The key, as with most of the elements of sourdough baking, is patience, but that patience will be rewarded each time you slice into a delicious, beautifully structured home-made sourdough loaf.
strong organic white bread flour
1. Put 50g of the flour in a bowl, jar or container. Add 50ml fresh tepid water and mix to combine until you have a thick, slightly elastic batter. Cover the container with a tea towel and leave at room temperature for 24 hours. The next day, add a further 50 g flour and 50 ml water and again mix to combine. Leave covered at room temperature for a further 24 hours.

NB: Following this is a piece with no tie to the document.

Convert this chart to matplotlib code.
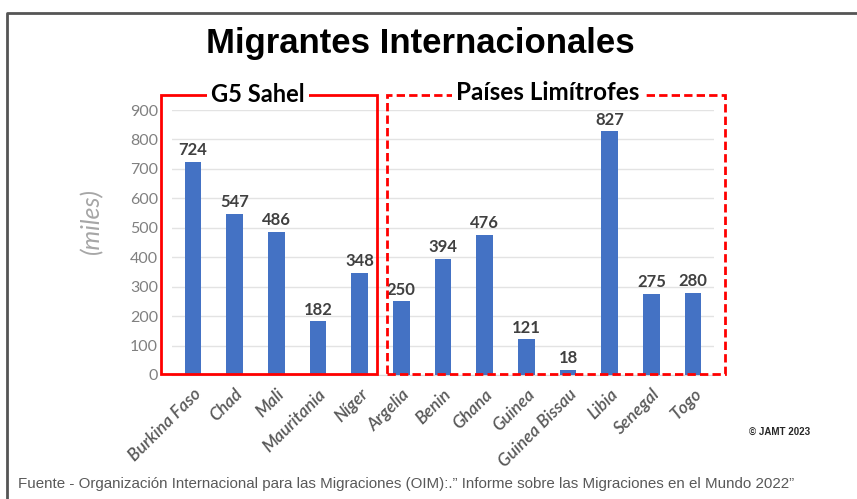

2. You will be starting to understand the pattern by now. On day 3, add a further 50 g flour and 50 ml water and again mix to combine and leave at room temperature for a further 24 hours. By the following day, day 4, you should be seeing some signs of activity, in the form of bubbles in the mixture. This is due to natural, airborne yeasts beginning to interact with the flour and water mixture. Add a further 50 g flour and 50 ml water and again mix to combine and leave at room temperature.
3. By day 5 your starter should be lively and bubbling (if not, continue to feed it daily as described above until it does become active). This is your precious sourdough starter. Once it is active and lively, keep the sourdough starter in a sealed jar or container in the fridge. This will slow the fermentation process down, although the starter will remain active. It will still need to be fed, as before, but now only every 5 days or so, to keep it going.